Former UVF commander and PUP representative Billy Hutchinson gave the familiar hunch of the shoulders when Kielty asked him why 20 years after the peace agreement there remained a mural of men with guns on the wall of his community building in north Belfast,

But his first question was less easy to answer.

“You joined the UVF at the same age (16) I was when my dad was killed, yet I never thought of joining the IRA.”

Hutchinson said he was deeply moved by a bomb on the Shankill which killed a baby when he was a young man, but the point had been made.

Indeed Kielty revealed that his uncle had been approached by the IRA at the graveyard on the day of his father’s funeral.

He said the man told his uncle: “We could properly use a couple of good, smart, strong, strapping lads like those Kielty lads if they are interested in revenge.”

“They were told in no uncertain terms where to go, “ he said.

Seanna Walsh, who read out the IRA statement announcing the end of its armed campaign in 2005, said his reason for joining was because of the behaviour of the British army.

“They would raid houses at four o'clock in the morning, seal off whole streets … if you weren’t quick enough to get your door opened you got it smashed in. And if you were in any way lippy, as teenagers tend to be, they would beat the crap out of you,” he said.

And despite the death and destruction he was “proud” of his participation.
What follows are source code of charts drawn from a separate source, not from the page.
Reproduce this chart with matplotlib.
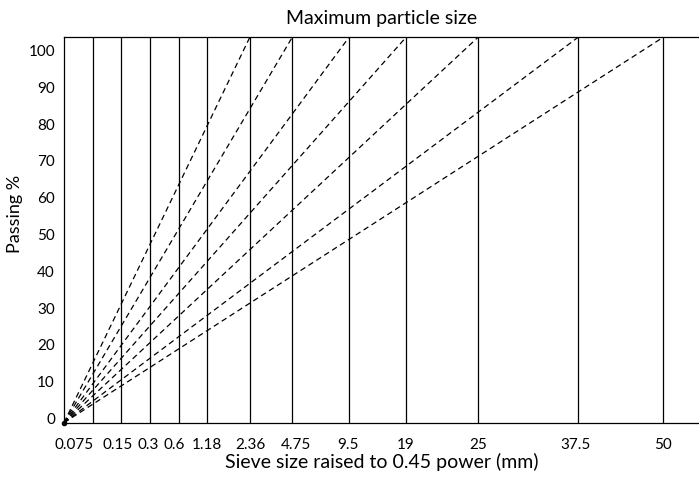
import matplotlib.pyplot as plt
from matplotlib.transforms import ScaledTranslation

plt.rcParams['font.family'] = ['Lato', 'DejaVu Sans']

# sieve sizes (mm) and their (schematic) positions on the 0.45 power axis
sieve_labels = ['0.075', '0.15', '0.3', '0.6', '1.18', '2.36', '4.75',
                '9.5', '19', '25', '37.5', '50']
sieve_x = [1.0, 2.0, 3.0, 4.0, 5.0, 6.48, 7.96, 9.94, 11.93, 14.44, 17.93, 20.9]
# where the tick labels sit (shifted left at the crowded small sizes)
label_x = [0.35, 1.88, 2.95, 3.85, 5.0, 6.49, 8.09, 9.9, 11.9, 14.45, 17.85, 20.9]

# maximum particle sizes drawn as maximum density lines
max_sizes = ['2.36', '4.75', '9.5', '19', '25', '37.5', '50']

y_ticks = [0, 10, 20, 30, 40, 50, 60, 70, 80, 90, 100]
y_top = 104.7

fig = plt.figure(figsize=(6.99, 4.8), dpi=100)
ax = fig.add_axes([0.0916, 0.1194, 0.9084, 0.8029])

for x in sieve_x:
    ax.axvline(x, color='black', linewidth=0.9)

for size in max_sizes:
    xm = sieve_x[sieve_labels.index(size)]
    ax.plot([0, xm], [0, y_top], color='black', linewidth=0.9,
            linestyle=(0, (4.5, 3.0)), clip_on=False)

ax.plot([0], [0], marker='o', markersize=3, color='black', clip_on=False)

ax.set_xlim(0, 22.15)
ax.set_ylim(0, y_top)
ax.set_xticks(label_x)
ax.set_xticklabels(sieve_labels)
ax.set_yticks(y_ticks)
ax.tick_params(axis='both', length=0, labelsize=11)
ax.tick_params(axis='x', pad=11)
ax.tick_params(axis='y', pad=6.5)

# y labels sit a little above their gridline values in the original
shift = ScaledTranslation(0, 3 / 72, fig.dpi_scale_trans)
for lab in ax.get_yticklabels():
    lab.set_transform(lab.get_transform() + shift)

for side in ['left', 'bottom', 'top']:
    ax.spines[side].set_linewidth(0.9)
ax.spines['right'].set_visible(False)

ax.set_title('Maximum particle size', fontsize=14, pad=9.5)
ax.set_xlabel('Sieve size raised to 0.45 power (mm)', fontsize=14, labelpad=1)
ax.set_ylabel('Passing %', fontsize=13)
ax.yaxis.set_label_coords(-0.064, 0.5415)

fig.savefig('out.png', dpi=100)
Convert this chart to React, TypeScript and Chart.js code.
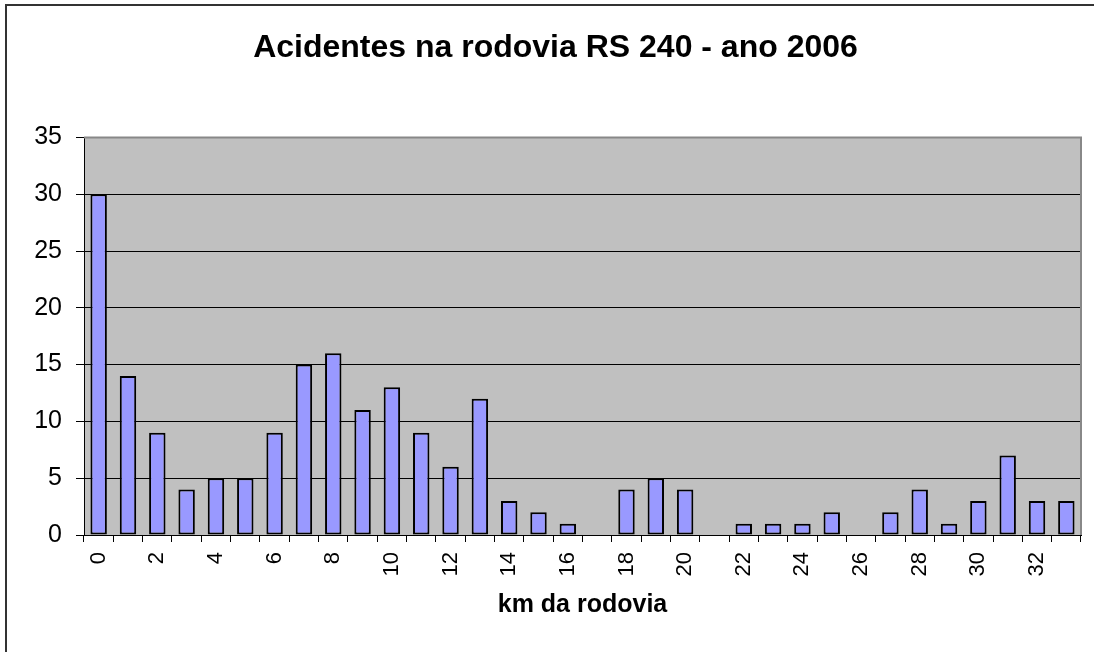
import React, { useEffect, useRef } from "react";
import { Chart, registerables } from "chart.js";

Chart.register(...registerables);

const kmLabels = [
  "0", "1", "2", "3", "4", "5", "6", "7", "8", "9", "10", "11", "12", "13", "14", "15", "16",
  "17", "18", "19", "20", "21", "22", "23", "24", "25", "26", "27", "28", "29", "30", "31", "32", "33",
];
const accidents = [
  30, 14, 9, 4, 5, 5, 9, 15, 16, 11, 13, 9, 6, 12, 3, 2, 1,
  0, 4, 5, 4, 0, 1, 1, 1, 2, 0, 2, 4, 1, 3, 7, 3, 3,
];
const yTicks = [0, 5, 10, 15, 20, 25, 30, 35];

const FONT = "'Liberation Sans', Arial, sans-serif";

export default function App() {
  const ref = useRef<HTMLCanvasElement | null>(null);

  useEffect(() => {
    if (!ref.current) return;
    const framePlugin = {
      id: "frame",
      beforeDraw(chart: any) {
        const { ctx, chartArea } = chart;
        ctx.save();
        ctx.fillStyle = "#ffffff";
        ctx.fillRect(0, 0, chart.width, chart.height);
        ctx.strokeStyle = "#333333";
        ctx.lineWidth = 2;
        ctx.beginPath();
        ctx.moveTo(6, chart.height + 2);
        ctx.lineTo(6, 5);
        ctx.lineTo(chart.width + 2, 5);
        ctx.stroke();
        ctx.fillStyle = "#c0c0c0";
        ctx.fillRect(chartArea.left, chartArea.top, chartArea.right - chartArea.left, chartArea.bottom - chartArea.top);
        ctx.restore();
      },
      afterDraw(chart: any) {
        const { ctx, chartArea } = chart;
        ctx.save();
        ctx.strokeStyle = "#888888";
        ctx.lineWidth = 2;
        ctx.beginPath();
        ctx.moveTo(chartArea.left, chartArea.top);
        ctx.lineTo(chartArea.right, chartArea.top);
        ctx.lineTo(chartArea.right, chartArea.bottom);
        ctx.stroke();
        ctx.restore();
      },
    };

    const chart = new Chart(ref.current, {
      type: "bar",
      data: {
        labels: kmLabels,
        datasets: [
          {
            data: accidents,
            backgroundColor: "#9999ff",
            borderColor: "#000000",
            borderWidth: 2,
            borderSkipped: false,
            barPercentage: 0.56,
            categoryPercentage: 1,
          },
        ],
      },
      options: {
        animation: false,
        responsive: false,
        maintainAspectRatio: false,
        layout: { padding: { left: 30, right: 13, top: 0, bottom: 0 } },
        plugins: {
          legend: { display: false },
          tooltip: { enabled: false },
          title: {
            display: true,
            text: "Acidentes na rodovia RS 240 - ano 2006",
            color: "#000000",
            font: { family: FONT, size: 32, weight: "bold" },
            padding: { top: 29, bottom: 70 },
          },
        },
        scales: {
          x: {
            grid: {
              offset: true,
              drawOnChartArea: false,
              drawTicks: true,
              tickLength: 7,
              color: "#000000",
            },
            border: { display: true, color: "#000000", width: 1 },
            ticks: {
              autoSkip: false,
              minRotation: 90,
              maxRotation: 90,
              padding: 10,
              color: "#000000",
              font: { family: FONT, size: 22 },
              callback: (_v: any, i: number) => (i % 2 === 0 ? kmLabels[i] : ""),
            },
            title: {
              display: true,
              text: "km da rodovia",
              color: "#000000",
              font: { family: FONT, size: 25, weight: "bold" },
              padding: { top: 0, bottom: 32 },
            },
            afterFit: (scale: any) => {
              scale.height = 117;
              scale.paddingLeft = 0;
              scale.paddingRight = 0;
            },
          },
          y: {
            min: 0,
            max: 35,
            afterBuildTicks: (scale: any) => {
              scale.ticks = yTicks.map((v) => ({ value: v }));
            },
            grid: {
              color: "#000000",
              lineWidth: 1,
              drawTicks: true,
              tickLength: 8,
            },
            border: { display: true, color: "#000000", width: 1 },
            ticks: {
              padding: 14,
              color: "#000000",
              font: { family: FONT, size: 25 },
            },
            afterFit: (scale: any) => {
              scale.width = 54;
              scale.paddingTop = 0;
              scale.paddingBottom = 0;
            },
          },
        },
      },
      plugins: [framePlugin],
    });
    return () => chart.destroy();
  }, []);

  return (
    <div style={{ position: "absolute", left: 0, top: 0, width: 1094, height: 652 }}>
      <canvas ref={ref} width={1094} height={652} style={{ display: "block", width: 1094, height: 652 }} />
    </div>
  );
}
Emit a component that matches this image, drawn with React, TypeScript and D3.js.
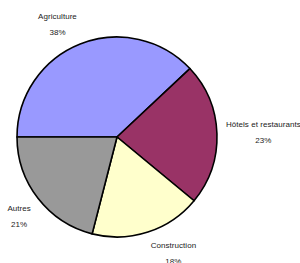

Kielty should be proud of his contribution, in difficult times when he was suffering his own loss, his brave comedy helped to expose the absurdity of sectarianism.

Although he notes that 20 years after the agreement that less than 10 per cent of children attend integrated schools and that we still separate our 4-year-olds based on religion.

He concluded that the absence of political violence means that the Good Friday Agreement “has succeeded.”

“We have peace and where there’s peace there’ll always be a wee bit of hope.”

But the peace is not complete because division remains as strong as ever.

In an interview in her local church, DUP leader Arlene Foster revealed that should, sometime in the future, people vote for a united Ireland she would leave Northern Ireland rather than live in a place outside the United Kingdom.

Kielty answered his own question: “Without reconciliation you can’t have real peace.”

And we seem to be still waiting for real peace.